Megali Vrisi is about 30 kilometers from Heraclion, in the north side of the basin of the Monafatsi district.
The settlement is built amphitheatrically, 620 meters above the sea level. Administratively, it falls under the Gortyna municipality and 770 people live in it.
The local community of Megali Vrisi includes the desolated settlement of Vorrou and the beautiful, traditional village of Preveliana. The traditional houses of Preveliana can be seen from the central road. 190 people live in there.
Their main occupations are olive crop, vine-growing and livestock.
A wind farm is built in Megali Vrisi due to its favorable, land and climate conditions and it produces electric current of 5MW.
The statuette of a man of 80 cm was found in Megali Vrisi in 1898 and it is from the Middle-Minoan era. The Byzantine fortresses in Kavvalos and Pirgos show the long history of the village.
The first written reference was in the Kastrofilakas’s census, in 1583, and then it is mentioned in all the Venetian and Turkish censuses.
The population of the village was mixed (i.e. both Turks and Greeks) during the Turkish occupation.
Many residents of the settlement participated in the Battle of Crete, with Ioannis Mpantouvas at the head.
Preveliana is mentioned for the first time in the Egyptian census of 1834.
The name Megali Vrisi comes from the spring in the centre of the village that was once very large and abundant water flowed.
Preveliana was named after its first resident called Prevelis.

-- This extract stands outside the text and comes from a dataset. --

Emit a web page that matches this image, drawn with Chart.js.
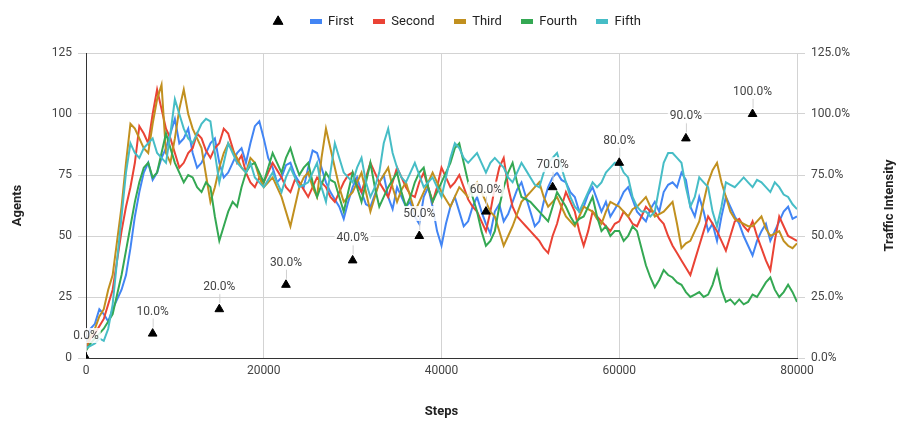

The patron saint of Megali Vrisi is Agios Konstantinos. The churches of Timios Stavros, Panagia Almiri, Agia Anna, Agios Georgios, Agios Nektarios, Agia Anastasia and Agios Charalampos are also in the village.
The faith of the residents can be proved by the stories passed down and preserved until today. Most of them have to do with the churches of the area.
The Panagia Almiri church is said to have been built during the first Christian years when Agios Pavlos came to Crete. He was shipwrecked in the southern coasts of Crete, lived and started to teach Christianity where the church of Panagia Almiri is built. His stay and presence caused the rage of the ruler of Festos, who, in order to live, sent his son to ask Agios Pavlos to hit his stick on Earth and to spout salted water from there. Agios Pavlos hit his stick and salted water was sprouted from there. Then, the ruler’s son, shocked by the event, decided to live as a hermit in a cave, where the small church of Agia Paraskevi is today, for the rest of his life. Today there is a well in the spring (that Agios Pavlos created), from where holly water appears on the day of Analipsis, when the church is celebrated.
It is said that holly water flowed from a place in the church of Agia Anastasia but, when Turks passed by, it stopped flowing.
The Cathedral of Megali Vrisi is the oldest church of Agios Konstantinos and it is said that whoever thief passed by, he was immobilized since morning, when people could see him.
Tradition states that there was a large snake that attacked and scared passers-by in Pera Ampelia.
It is also said that there was a large bush in the village that, whenever Turks were coming to loot the village, a voice was heard that warned the residents.